The SAFS program currently has about 60 majors, so approximately 15 students graduate each year. We feel this is large enough to offer a cohesive group and critical mass, while also being small enough to offer personalized attention and small classes. There are currently faculty members representing a wide range of disciplines who teach and advise SAFS students. And our students benefit from a having a broad selection of courses as they pursue their specific interests within the program.
Are there opportunities to work closely with faculty?
Yes! Most of our majors do research in the labs of one or more faculty members while they are here at UNH. UNH hosts one of the largest undergraduate research conferences in the nation, and it is a great opportunity to share research results with other students, faculty members, and the broader community.
Are there opportunities to get hands-on experience working on farms, or internships with agricultural businesses or other sectors of the food system?
Yes! Many of our faculty have relationships with the agricultural community and the broader food system, and we post and share job opportunities on a regular basis.
There are also many jobs available on the UNH career database, Handshake. The College of Life Sciences and Agriculture is also home to the St. Martin Career Exploration Office, a terrific resource offering professional development for students.
Some of our SAFS majors have also taken advantage of Semester in the City, a UNH program that involves a semester in Boston with internships in urban agriculture and organizations working to enhance food security. Finally, UNH maintains numerous farms on or just off campus where students are strongly encouraged to apply for work-study positions, where they can work with animals, crops, and assisting faculty on research projects in the field.
Are there opportunities to study abroad within the SAFS program?
Yes! We have many exciting opportunities to study abroad, ranging from a three-week January course that studies agriculture in Costa Rica to a full semester studying sustainable agriculture in the context of the food system in New Zealand.
Other opportunities have included Spring Semester courses such as The Integration of Culture and Agriculture in Ireland and a new course called Livestock and Wildlife Management in Namibia due to start in Spring 2021. Both courses have classroom components all semester on campus, with a 10-day study abroad component during Spring Break or at the end of the semester.
What is the process for transferring into the SAFS program from another 2- or 4-year institution?
It is easy. Once a student is accepted to UNH, an official credit evaluation will be completed to determine the total credits transferred and any Discovery Requirements that have been fulfilled. Then, we determine which courses from other institutions will be accepted towards fulfilling major requirements. We are happy to talk about what this might look like before you apply – please contact the program coordinator if you’d like more information.
If I am interested in a specific aspect of Sustainable Agriculture and Food Systems, can I focus on that?
Yes! Instead of having specific pre-determined “tracks” or “options”, each student defines and names their own emphasis area that comprises a cohesive group of courses. Recent emphasis areas declared by our students include dairy management, crop production and management, horticulture business operations, agricultural policy, agroecology, community nutrition and food systems, educational methods in agriculture, and many more.

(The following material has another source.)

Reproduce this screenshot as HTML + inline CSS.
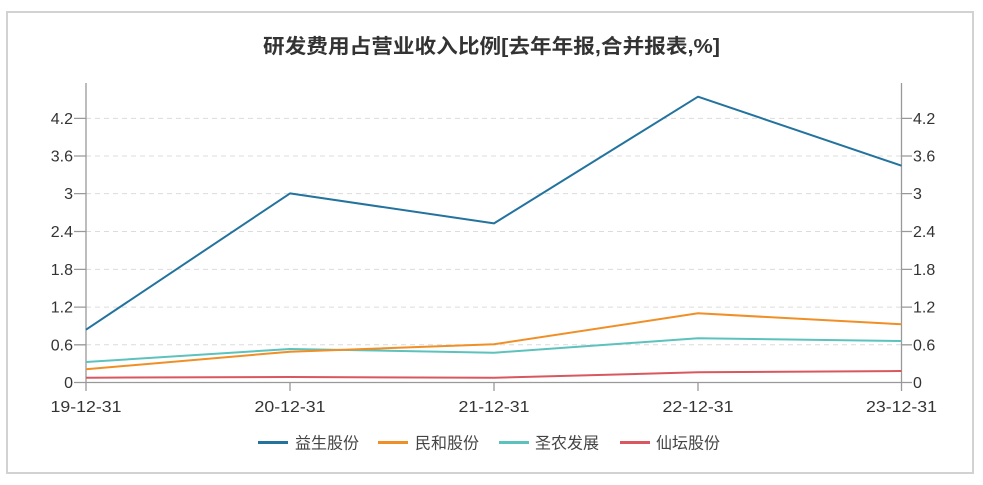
<!DOCTYPE html>
<html><head><meta charset="utf-8"><style>
html,body{margin:0;padding:0;background:#fff;}
svg{display:block;font-family:"Liberation Sans","Noto Sans CJK SC",sans-serif;}
</style></head><body>
<svg width="983" height="485" viewBox="0 0 983 485" xmlns="http://www.w3.org/2000/svg">
<rect x="0" y="0" width="983" height="485" fill="#fff"/>
<rect x="7" y="12" width="966" height="461" fill="#fff" stroke="#d2d2d2" stroke-width="2"/>
<text x="491.5" y="53" text-anchor="middle" font-size="20" font-weight="bold" fill="#333" textLength="457" lengthAdjust="spacingAndGlyphs">研发费用占营业收入比例[去年年报,合并报表,%]</text>
<g stroke="#dcdcdc" stroke-width="1" stroke-dasharray="5,4">
<line x1="86" y1="344.8" x2="901.5" y2="344.8"/>
<line x1="86" y1="307.1" x2="901.5" y2="307.1"/>
<line x1="86" y1="269.4" x2="901.5" y2="269.4"/>
<line x1="86" y1="231.5" x2="901.5" y2="231.5"/>
<line x1="86" y1="193.6" x2="901.5" y2="193.6"/>
<line x1="86" y1="156" x2="901.5" y2="156"/>
<line x1="86" y1="118.4" x2="901.5" y2="118.4"/>
</g>
<g stroke="#999" stroke-width="1.3" fill="none">
<line x1="86" y1="83" x2="86" y2="383"/>
<line x1="901.5" y1="83" x2="901.5" y2="383"/>
<line x1="86" y1="382.5" x2="901.5" y2="382.5"/>
<line x1="86" y1="382.5" x2="86" y2="391"/>
<line x1="290" y1="382.5" x2="290" y2="391"/>
<line x1="494" y1="382.5" x2="494" y2="391"/>
<line x1="698" y1="382.5" x2="698" y2="391"/>
<line x1="901.5" y1="382.5" x2="901.5" y2="391"/>
<path d="M74 382.5H86M74 344.8H86M74 307.1H86M74 269.4H86M74 231.5H86M74 193.6H86M74 156H86M74 118.4H86"/>
<path d="M901.5 382.5H912M901.5 344.8H912M901.5 307.1H912M901.5 269.4H912M901.5 231.5H912M901.5 193.6H912M901.5 156H912M901.5 118.4H912"/>
</g>
<g font-size="16" fill="#333" text-anchor="end">
<text x="73" y="388">0</text>
<text x="73" y="350.3">0.6</text>
<text x="73" y="312.6">1.2</text>
<text x="73" y="274.9">1.8</text>
<text x="73" y="237">2.4</text>
<text x="73" y="199.1">3</text>
<text x="73" y="161.5">3.6</text>
<text x="73" y="123.9">4.2</text>
</g>
<g font-size="16" fill="#333" text-anchor="start">
<text x="913" y="388">0</text>
<text x="913" y="350.3">0.6</text>
<text x="913" y="312.6">1.2</text>
<text x="913" y="274.9">1.8</text>
<text x="913" y="237">2.4</text>
<text x="913" y="199.1">3</text>
<text x="913" y="161.5">3.6</text>
<text x="913" y="123.9">4.2</text>
</g>
<g font-size="16" fill="#333" text-anchor="middle">
<text x="86" y="412" textLength="71" lengthAdjust="spacingAndGlyphs">19-12-31</text>
<text x="290" y="412" textLength="71" lengthAdjust="spacingAndGlyphs">20-12-31</text>
<text x="494" y="412" textLength="71" lengthAdjust="spacingAndGlyphs">21-12-31</text>
<text x="698" y="412" textLength="71" lengthAdjust="spacingAndGlyphs">22-12-31</text>
<text x="901.5" y="412" textLength="71" lengthAdjust="spacingAndGlyphs">23-12-31</text>
</g>
<g fill="none" stroke-width="2" stroke-linejoin="round">
<polyline stroke="#d9575e" points="86,377.7 290,377 494,377.8 698,372.3 901.5,371"/>
<polyline stroke="#5cc2bd" points="86,362 290,349 494,352.7 698,338.3 901.5,341"/>
<polyline stroke="#f08f26" points="86,369.3 290,351.7 494,344.3 698,313.3 901.5,324.3"/>
<polyline stroke="#23739e" points="86,329.7 290,193.4 494,223.4 698,96.7 901.5,165.7"/>
</g>
<g stroke-width="3">
<line x1="258" y1="442.5" x2="288" y2="442.5" stroke="#23739e"/>
<line x1="378" y1="442.5" x2="408" y2="442.5" stroke="#f08f26"/>
<line x1="499" y1="442.5" x2="529" y2="442.5" stroke="#5cc2bd"/>
<line x1="620" y1="442.5" x2="650" y2="442.5" stroke="#d9575e"/>
</g>
<g font-size="16" fill="#444">
<text x="295" y="448.5">益生股份</text>
<text x="415" y="448.5">民和股份</text>
<text x="535" y="448.5">圣农发展</text>
<text x="656" y="448.5">仙坛股份</text>
</g>
</svg>
</body></html>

How does the process of “declaring an emphasis area” work?
Typically, near the end of their junior year, each student develops a proposal, writing an essay that explains how the courses chosen represent a cohesive emphasis area, and how this relates to the student’s personal and professional goals beyond UNH. A committee of faculty reviews and approves each emphasis area.
Is there a minor in SAFS?
Yes! We do offer a minor in SAFS, consisting of five courses. We also offer two other related minors: Environmental Horticulture and Brewing Science.